Vor 30 oder 40 Jahren war Oben-ohne-Baden auch bei Frauen ganz üblich

Sollte die Oben-ohne-Regel irgendwann für Oberhausen ins Gespräch kommen, könnten einige Eltern die nackten Frauenoberkörper womöglich „anzüglich“ finden, spekuliert er. Kinder hingegen „tangiert das wahrscheinlich relativ wenig“. Bei jungen Heranwachsenden könnten allerdings „die Hormone verrückt spielen“, befürchtet der Badbetreiber. Bekanntgeworden sind Vatheuer solche Fälle im Aquapark nicht.

Es komme aber auch kaum vor, dass Frauen sich ihrer Oberbekleidung entledigen – und damit genauso handeln wie die Männer. „Ich weiß nicht, ob die Frauen das überhaupt wollen“, sagt Vatheuer. In Zeiten von Catcalling (anzügliches Hinterherrufen und Pfeifen von Männern) und Bodyshaming (abwertende Äußerungen über den Körper eines anderen) eine berechtigte Frage.
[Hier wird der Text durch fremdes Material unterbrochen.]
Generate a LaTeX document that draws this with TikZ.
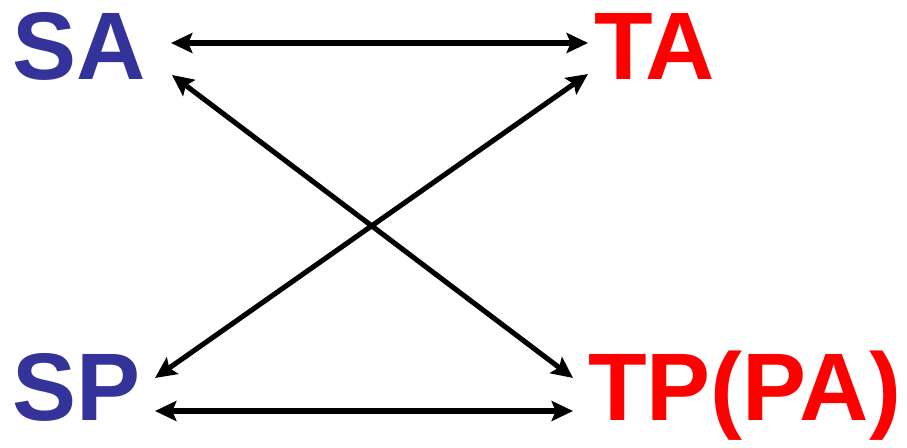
\documentclass[tikz,border=0pt]{standalone}
\usepackage{fontspec}
\setmainfont{Liberation Sans}
\usetikzlibrary{arrows.meta}
\definecolor{sblue}{RGB}{51,51,153}
\definecolor{tred}{RGB}{255,0,0}
\begin{document}
\begin{tikzpicture}[x=0.75pt,y=-0.75pt,
  lbl/.style={inner sep=0pt,anchor=base west,font=\fontsize{72}{72}\selectfont\bfseries},
  conn/.style={line width=3.8pt,{Stealth[length=16pt,width=15pt,inset=3pt]}-{Stealth[length=16pt,width=15pt,inset=3pt]}}]
\useasboundingbox (0,0) rectangle (907,448);
\node[lbl,text=sblue] (SA) at (12,80) {SA};
\node[lbl,text=tred] (TA) at (594,80) {TA};
\node[lbl,text=sblue] (SP) at (12,421) {SP};
\node[lbl,text=tred] (TP) at (588,421) {TP(PA)};
\coordinate (saR) at (171,43);
\coordinate (taL) at (588,43);
\coordinate (saD) at (172,75);
\coordinate (taD) at (588,74);
\coordinate (spU) at (155,378);
\coordinate (tpU) at (573,378);
\coordinate (spR) at (155,411);
\coordinate (tpL) at (573,411);
\draw[conn] (saR) -- (taL);
\draw[conn] (spR) -- (tpL);
\draw[conn] (saD) -- (tpU);
\draw[conn] (spU) -- (taD);
\end{tikzpicture}
\end{document}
Vor 30 oder 40 Jahren hingegen wurden diese Themen noch nicht gesellschaftlich diskutiert. Da war es gar nicht ungewöhnlich, dass Männer und Frauen gleichermaßen mit nacktem Oberkörper Schwimmen gegangen sind. Doch Gleichberechtigung spielt auch oder gerade heute eine wichtige Rolle in der Gesellschaft. Warum also wird der nackte Oberkörper der Frau anders bewertet als der des Mannes?
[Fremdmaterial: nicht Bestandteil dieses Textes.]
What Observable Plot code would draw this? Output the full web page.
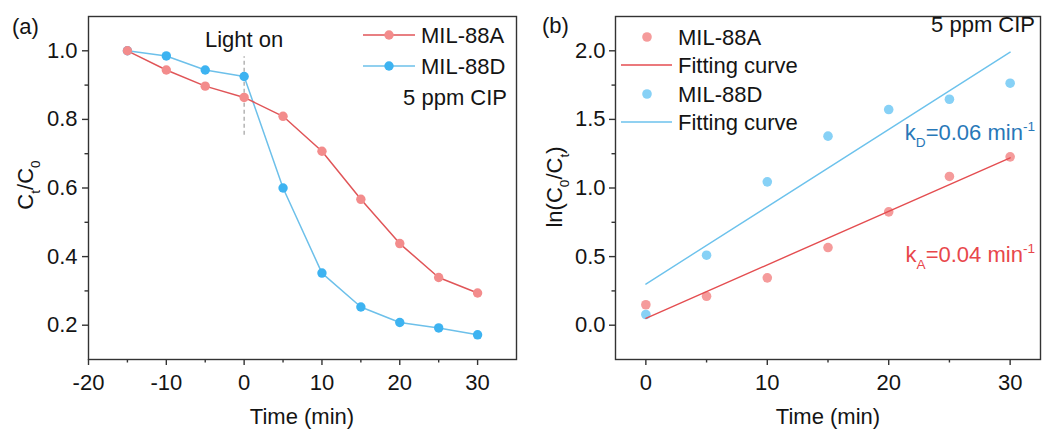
<!DOCTYPE html>
<html><head><meta charset="utf-8">
<script src="https://cdn.jsdelivr.net/npm/d3@7"></script>
<script src="https://cdn.jsdelivr.net/npm/@observablehq/plot@0.6"></script>
<style>
body{margin:0;background:#fff;font-family:Arial,"Liberation Sans",sans-serif;}
#wrap{position:relative;width:1046px;height:430px;overflow:hidden;}
#pa,#pb{position:absolute;top:0;}
#pa{left:0}#pb{left:523px}
</style></head><body>
<div id="wrap"><div id="pa"></div><div id="pb"></div></div>
<script>
// ---- Panel (a) data ----
const timeA = [-15, -10, -5, 0, 5, 10, 15, 20, 25, 30];
const ctA88A = [1.0, 0.944, 0.897, 0.864, 0.809, 0.707, 0.567, 0.438, 0.339, 0.294];
const ctA88D = [1.0, 0.985, 0.944, 0.925, 0.600, 0.352, 0.253, 0.208, 0.192, 0.172];
const lightOnX = [0];
const lightOnY = [0.754, 0.983];
const lightLabelY = [1.011];
const xTicksA = [-20, -10, 0, 10, 20, 30];
const xMinorA = [-15, -5, 5, 15, 25];
const yTicksA = [0.2, 0.4, 0.6, 0.8, 1.0];
const yMinorA = [0.3, 0.5, 0.7, 0.9];

// ---- Panel (b) data ----
const timeB = [0, 5, 10, 15, 20, 25, 30];
const lnA = [0.149, 0.211, 0.345, 0.566, 0.826, 1.084, 1.227];
const lnD = [0.078, 0.510, 1.045, 1.378, 1.572, 1.647, 1.764];
const fitT = [0, 30];
const fitA = [0.05, 1.22];
const fitD = [0.30, 1.99];
const xTicksB = [0, 10, 20, 30];
const xMinorB = [5, 15, 25];
const yTicksB = [0, 0.5, 1.0, 1.5, 2.0];
const yMinorB = [0.25, 0.75, 1.25, 1.75];

const series = ["MIL-88A", "MIL-88D"];
const C = {
  lineA: "#e05558", dotA: "#f38c8c",
  lineD: "#6dc0ea", dotD: "#3db3f1",
  ptA: "#f59b9b", ptD: "#87d1f6",
  fitA: "#e44d50", fitD: "#6cc2ec",
  kA: "#e8474b", kD: "#2878b8",
  ink: "#141414", frame: "#333333"
};
const FONT = "Arial, 'Liberation Sans', sans-serif";
const FS = 22;

function rich(sel, parts, {x, y, anchor = "start", rotate = 0, fill = C.ink, size = FS}) {
  const t = sel.append("text")
    .attr("transform", `translate(${x},${y}) rotate(${rotate})`)
    .attr("text-anchor", anchor).attr("fill", fill)
    .style("font-family", FONT).style("font-size", size + "px");
  let cur = 0;
  for (const [s, kind] of parts) {
    const shift = kind === "sub" ? 0.3 * size : kind === "sup" ? -0.42 * size : 0;
    t.append("tspan").attr("dy", shift - cur)
      .style("font-size", (kind ? 0.62 * size : size) + "px").text(s);
    cur = shift;
  }
  return t;
}

// ===== Panel (a) =====
const rowsA = [];
timeA.forEach((t, i) => { rowsA.push({t, v: ctA88A[i], s: series[0]}); });
timeA.forEach((t, i) => { rowsA.push({t, v: ctA88D[i], s: series[1]}); });
const rA = rowsA.filter(d => d.s === series[0]);
const rD = rowsA.filter(d => d.s === series[1]);

const plotA = Plot.plot({
  width: 523, height: 430,
  marginLeft: 88, marginRight: 7, marginTop: 16, marginBottom: 71,
  x: {domain: [-20, 35]},
  y: {domain: [0.1, 1.1]},
  style: {fontFamily: FONT, fontSize: FS + "px", color: C.ink, background: "white"},
  marks: [
    Plot.frame({stroke: C.frame, strokeWidth: 1.4}),
    Plot.axisX(xTicksA, {tickSize: 6, tickPadding: 9, tickFormat: d => String(d), label: null, stroke: C.frame, strokeWidth: 1.4}),
    Plot.axisX(xMinorA, {tickSize: 3.5, fill: "none", label: null, stroke: C.frame, strokeWidth: 1.4}),
    Plot.axisY(yTicksA, {tickSize: 6, tickPadding: 5, tickFormat: d3.format(".1f"), label: null, stroke: C.frame, strokeWidth: 1.4}),
    Plot.axisY(yMinorA, {tickSize: 3.5, fill: "none", label: null, stroke: C.frame, strokeWidth: 1.4}),
    Plot.ruleX(lightOnX, {x: d => d, y1: lightOnY[0], y2: lightOnY[1], stroke: "#a0a0a0", strokeWidth: 1.2, strokeDasharray: "4,3"}),
    Plot.text(lightOnX, {x: d => d, y: lightLabelY[0], text: () => "Light on", lineAnchor: "bottom", fontSize: FS, fill: C.ink}),
    Plot.line(rD, {x: "t", y: "v", stroke: C.lineD, strokeWidth: 1.5}),
    Plot.line(rA, {x: "t", y: "v", stroke: C.lineA, strokeWidth: 1.5}),
    Plot.dot(rD, {x: "t", y: "v", r: 4.7, fill: C.dotD}),
    Plot.dot(rA, {x: "t", y: "v", r: 4.7, fill: C.dotA})
  ]
});
document.getElementById("pa").appendChild(plotA);
{
  const s = d3.select(plotA);
  const leg = [[series[0], C.lineA, C.dotA, 35], [series[1], C.lineD, C.dotD, 66]];
  for (const [name, lc, dc, y] of leg) {
    s.append("line").attr("x1", 363).attr("x2", 415).attr("y1", y).attr("y2", y).attr("stroke", lc).attr("stroke-width", 1.5);
    s.append("circle").attr("cx", 389).attr("cy", y).attr("r", 4.7).attr("fill", dc);
    rich(s, [[name]], {x: 421, y: y + 8});
  }
  rich(s, [["5 ppm CIP"]], {x: 507, y: 105, anchor: "end"});
  rich(s, [["(a)"]], {x: 12, y: 34});
  rich(s, [["Time (min)"]], {x: 302, y: 424, anchor: "middle"});
  rich(s, [["C"], ["t", "sub"], ["/C"], ["0", "sub"]], {x: 33, y: 185, anchor: "middle", rotate: -90});
}

// ===== Panel (b) =====
const ptsB = [];
timeB.forEach((t, i) => ptsB.push({t, v: lnA[i], s: series[0]}));
timeB.forEach((t, i) => ptsB.push({t, v: lnD[i], s: series[1]}));
const fitRows = [];
fitT.forEach((t, i) => fitRows.push({t, v: fitA[i], s: series[0]}));
fitT.forEach((t, i) => fitRows.push({t, v: fitD[i], s: series[1]}));

const plotB = Plot.plot({
  width: 523, height: 430,
  marginLeft: 92, marginRight: 6, marginTop: 16, marginBottom: 71,
  x: {domain: [-2.5, 32.5]},
  y: {domain: [-0.25, 2.25]},
  style: {fontFamily: FONT, fontSize: FS + "px", color: C.ink, background: "white"},
  marks: [
    Plot.frame({stroke: C.frame, strokeWidth: 1.4}),
    Plot.axisX(xTicksB, {tickSize: 6, tickPadding: 9, tickFormat: d => String(d), label: null, stroke: C.frame, strokeWidth: 1.4}),
    Plot.axisX(xMinorB, {tickSize: 3.5, fill: "none", label: null, stroke: C.frame, strokeWidth: 1.4}),
    Plot.axisY(yTicksB, {tickSize: 6, tickPadding: 4, tickFormat: d3.format(".1f"), label: null, stroke: C.frame, strokeWidth: 1.4}),
    Plot.axisY(yMinorB, {tickSize: 3.5, fill: "none", label: null, stroke: C.frame, strokeWidth: 1.4}),
    Plot.dot(ptsB.filter(d => d.s === series[0]), {x: "t", y: "v", r: 4.8, fill: C.ptA}),
    Plot.dot(ptsB.filter(d => d.s === series[1]), {x: "t", y: "v", r: 4.8, fill: C.ptD}),
    Plot.line(fitRows.filter(d => d.s === series[0]), {x: "t", y: "v", stroke: C.fitA, strokeWidth: 1.4}),
    Plot.line(fitRows.filter(d => d.s === series[1]), {x: "t", y: "v", stroke: C.fitD, strokeWidth: 1.4})
  ]
});
document.getElementById("pb").appendChild(plotB);
{
  const s = d3.select(plotB);
  const rows = [
    [series[0], "dot", C.ptA, 37],
    ["Fitting curve", "line", C.fitA, 65],
    [series[1], "dot", C.ptD, 94],
    ["Fitting curve", "line", C.fitD, 122]
  ];
  for (const [name, kind, col, y] of rows) {
    if (kind === "dot") s.append("circle").attr("cx", 124).attr("cy", y).attr("r", 4.8).attr("fill", col);
    else s.append("line").attr("x1", 98).attr("x2", 149).attr("y1", y).attr("y2", y).attr("stroke", col).attr("stroke-width", 1.4);
    rich(s, [[name]], {x: 155, y: y + 8});
  }
  rich(s, [["5 ppm CIP"]], {x: 512, y: 32, anchor: "end"});
  rich(s, [["k"], ["D", "sub"], ["=0.06 min"], ["-1", "sup"]], {x: 512, y: 140, anchor: "end", fill: C.kD});
  rich(s, [["k"], ["A", "sub"], ["=0.04 min"], ["-1", "sup"]], {x: 512, y: 262, anchor: "end", fill: C.kA});
  rich(s, [["(b)"]], {x: 19, y: 33});
  rich(s, [["Time (min)"]], {x: 305, y: 424, anchor: "middle"});
  rich(s, [["ln(C"], ["0", "sub"], ["/C"], ["t", "sub"], [")"]], {x: 39, y: 187, anchor: "middle", rotate: -90});
}
</script>
</body></html>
Revierpark: Badebekleidung muss zum Schwimmen „geeignet“ sein

Eine Antwort darauf weiß Franz Dümenil nicht. Im Revierpark Vonderort sei Nacktheit allerdings sowieso recht präsent. „Im Saunabereich tragen die Besucher ohnehin keine Badebekleidung“, sagt der Geschäftsführer. Die Diskussion ums Oben-ohne-Baden der Frauen habe er zwar mitbekommen, für das Freibad Vonderort blieb das aber ohne Konsequenz. Weder im Team noch mit den Gästen sei das Thema bislang zur Sprache gekommen. „Wir sind da aber aufgeschlossen.“

Im Schwimmbereich stehe vor allem im Fokus, dass die Badebekleidung zum Schwimmen „geeignet“ sei, so verlange es die Badeordnung. Die Kleidung müsse also aus Badetextilien bestehen und gewissen Sicherheitsstandards genügen, erklärt Dümenil. Mit anderen Worten: Rein rechtlich betrachtet könnten Frauen im Freibad Vonderort oben ohne im Wellenbecken schwimmen, Sonnenbaden auf der Liegewiese ohnehin. Denn die Badeordnung lässt diese Frage offen. Allerdings: Der blanke Busen „könnte zu Irritationen der anderen Badegäste führen“, vermutet Dümenil.

In den Hallenbädern in Sterkrade und Alt-Oberhausen erwartet die Stadt allerdings, dass Frauen ihren Busen bedecken. Die Bäderordnung gibt nach Aussage des Sprechers der zuständigen Servicebetriebe SBO vor, dass Männer in Badehose ins Wasser dürfen – und Frauen die Wahl haben zwischen Badeanzug, Bikini und Burkini. Ob man Frauen erlauben sollte, oben nackt zu baden, wurde im städtischen Eigenbetrieb erst gar nicht diskutiert. „In Oberhausen ist das meines Wissens kein Thema“, zeigt sich SBO-Sprecher Alexander Höfer überzeugt. Sollten in Oberhausen Änderungswünsche laut werden, müssten diese der Stadtverwaltung vorgetragen werden. „Es gibt bei uns aber keine Anfragen dazu“, sagt Höfer.

Göttinger Schwimmbäder wagen den Test

In Göttingen gilt die Regelung seit Mai 2022 für alle Schwimmbäder, die von der Göttinger Sport- und Freizeitgesellschaft betrieben werden. Zunächst ist eine Testphase bis zum 31. August vorgesehen. Eine Verlängerung gilt als wahrscheinlich, wenn nicht zwischenzeitlich eine andere Regelung ausgearbeitet wird.

Politik und Gesellschaft hatten in Göttingen intensiv über das Thema diskutiert. Auslöser der Diskussion war, dass eine Person, die sie sich selbst nicht als Frau identifiziert, im Sommer 2021 wegen Oben-ohne-Badens aus einem Schwimmbad verwiesen wurde und Hausverbot erhielt. Das Schwimmbad sah die Person als Frau an und sprach deswegen von einem Verstoß gegen die Badeordnung.